A good example of converting nodes to storage only would be if you had previously purchased a cluster of NX-6020 nodes which were orginally designed for storage heavy applications that do not require much compute capacity

The NX-6020 was released back in 2013 with the following per node specifications

Dual Intel Ivy Bridge E5-2630v2
[12 cores / 2.6 GHz]
1x 800GB SSD
5x 4TB HDD
128GB RAM

Now say you had purchased a cluster of four of these models, and are running ESXi as your hypervisor. The cluster was purchased in 2014 with a five year warranty for the purpose of virtualizing an Email Archiving application, that is typically a low IOP’s high storage capacity workload.

After the initial success of virtualizing this application you decide to migrate some more compute and memory heavy workloads, so decide to go with four  NX-3060-G5 node’s with the following specifications

Duel Intel Broadwell E5-2680v4
[28 cores / 2.4 GHz]
2x 800GB SSD
4x 2TB HDD
512GB RAM

With this new purchase, you have the following options for Expansion.  Nutanix supports adding hosts of different capacity to the same cluster.

  • Add the new nodes to the Existing Nutanix Cluster, and existing vSphere Cluster for a total vSphere cluster size of 8 hosts with varying RAM and CPU sizes.  EVC will need to be enabled at the Ivy Bridge generation.
  • Add the new nodes to the Existing Nutanix Cluster, and create a new vSphere cluster of four hosts.  You will have two vSphere clusters consisting of a total of 8 hosts.
  • Add the new nodes to the Existing Nutanix Cluster.  Create a new vSphere cluster and vMotion VM’s to this cluster.  Convert old nodes to storage only. You will have a single vSphere cluster consisting of four hosts of more CPU and RAM capacity than was available on the NX-6020, whilst still re-using your existing storage.

The following grapths show the perfomance and capacity differences between four nodes of NX-6020 vs four nodes of NX-3060-G5. The CPU performance alone is almost three times the capacity when you look at the Combined Spec Int Rating of the CPU’s.  The Ivy Bridge CPU’s have a spec-int rating of 442 per node whilst the new broadwell cpu’s have a spec-int rating of 1301.  As the new nodes are compute heavy, the NX-6020 nodes have more storage capacity due to utilising larger 4TB 3.5inch drives.

size

During sizing calculations you determine you can easily fit the new workloads along with the existing email archiving application on a single vSphere cluster of four nodes, whist the existing NX-6020 cluster has been converted to serve storage only to the cluster.   This will give us a total usable capacity of 52.16 TB as you can see in the following diagram.  Sizing has been done using http://designbrewz.com/ and shows usable, not RAW capacity.

rf2

But wait, theres more! Since the Nutanix Cluster has been upgraded from four nodes to eight, you also decide to now enable Erasure Coding on the cluster for even more capacity savings. Whilst this is supported on four nodes with a 2/1 stripe size, it is recommended to be used on larger Nutanix Clusters of more than six nodes, to take advantage of a 4/1 stripe size. With Erasure Coding Enabled, our usable capacity has now increased from 52.16TB to 83.45TB, calculated at 1.25x RAW capacity overhead for RF2+ECX  vs 2x for RF2 only.
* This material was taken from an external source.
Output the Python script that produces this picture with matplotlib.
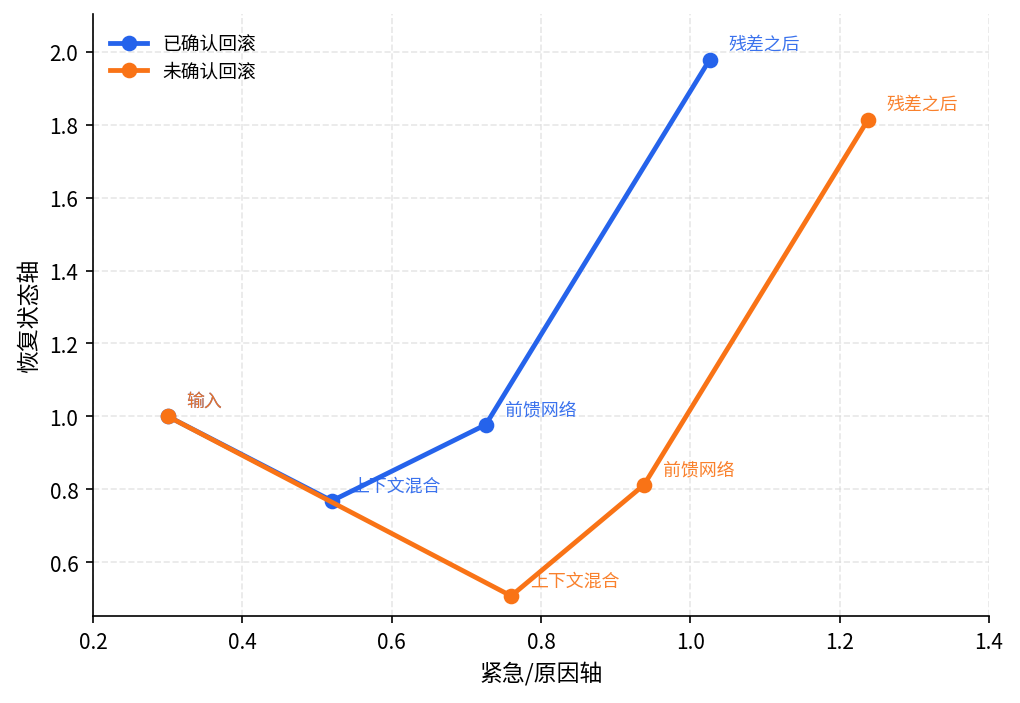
import matplotlib.pyplot as plt

plt.rcParams['font.family'] = ['Noto Sans CJK SC', 'DejaVu Sans']

# data
stages = ['输入', '上下文混合', '前馈网络', '残差之后']
conf_x = [0.30, 0.52, 0.726, 1.026]
conf_y = [1.00, 0.768, 0.977, 1.979]
unconf_x = [0.30, 0.760, 0.938, 1.238]
unconf_y = [1.00, 0.507, 0.812, 1.814]
series_names = ['已确认回滚', '未确认回滚']

blue = '#2563eb'
orange = '#f97316'

fig = plt.figure(figsize=(6.8, 4.6933), dpi=150)
ax = fig.add_axes([0.0912, 0.1236, 0.8784, 0.8551])

ax.plot(conf_x, conf_y, color=blue, lw=2.3, marker='o', ms=6.5, label=series_names[0], zorder=3)
ax.plot(unconf_x, unconf_y, color=orange, lw=2.3, marker='o', ms=6.5, label=series_names[1], zorder=3)

for xs, ys, c in [(conf_x, conf_y, blue), (unconf_x, unconf_y, orange)]:
    for s, x, y in zip(stages, xs, ys):
        ax.annotate(s, (x, y), xytext=(9, 7.5), textcoords='offset points',
                    ha='left', va='center', fontsize=8.6, color=c, alpha=0.9)

ax.set_xlim(0.2, 1.4)
ax.set_ylim(0.452, 2.104)
ax.set_xlabel('紧急/原因轴', fontsize=11)
ax.set_ylabel('恢复状态轴', fontsize=11)
ax.tick_params(labelsize=10)
ax.grid(True, linestyle='--', color='#d9d9d9', alpha=0.6, lw=0.8)
ax.spines['top'].set_visible(False)
ax.spines['right'].set_visible(False)
ax.legend(loc='upper left', frameon=False, fontsize=9, labelspacing=0.3,
          bbox_to_anchor=(0.0, 0.995))

fig.savefig('out.png', dpi=150)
So what have we gained with this addition of four NX-3060-G5 nodes and converting our old nodes to storage only?

  • vSphere Licencing costs have stayed exactly the same with the addition of new Hardware.
  • Our RAM capacity has increased by four times by upgrading each node from 128GB to 512GB
  • Our CPU Capacity has tripled, whilst the socket count is the same.
  • Our storage capacity has more than doubled even though we added compute heavy nodes, by taking advantage of erasure coding delivered entirely in software
  • Cluster resilency and performance has increased by increasing CVM’s from four to eight
  • Rack Space has only increased by 2RU in the datacentrer

Not a bad result, and really show’s the advantages you gain by running software defined infrastructure that increases value and ROI purely via software updates throughout it’s lifecycle.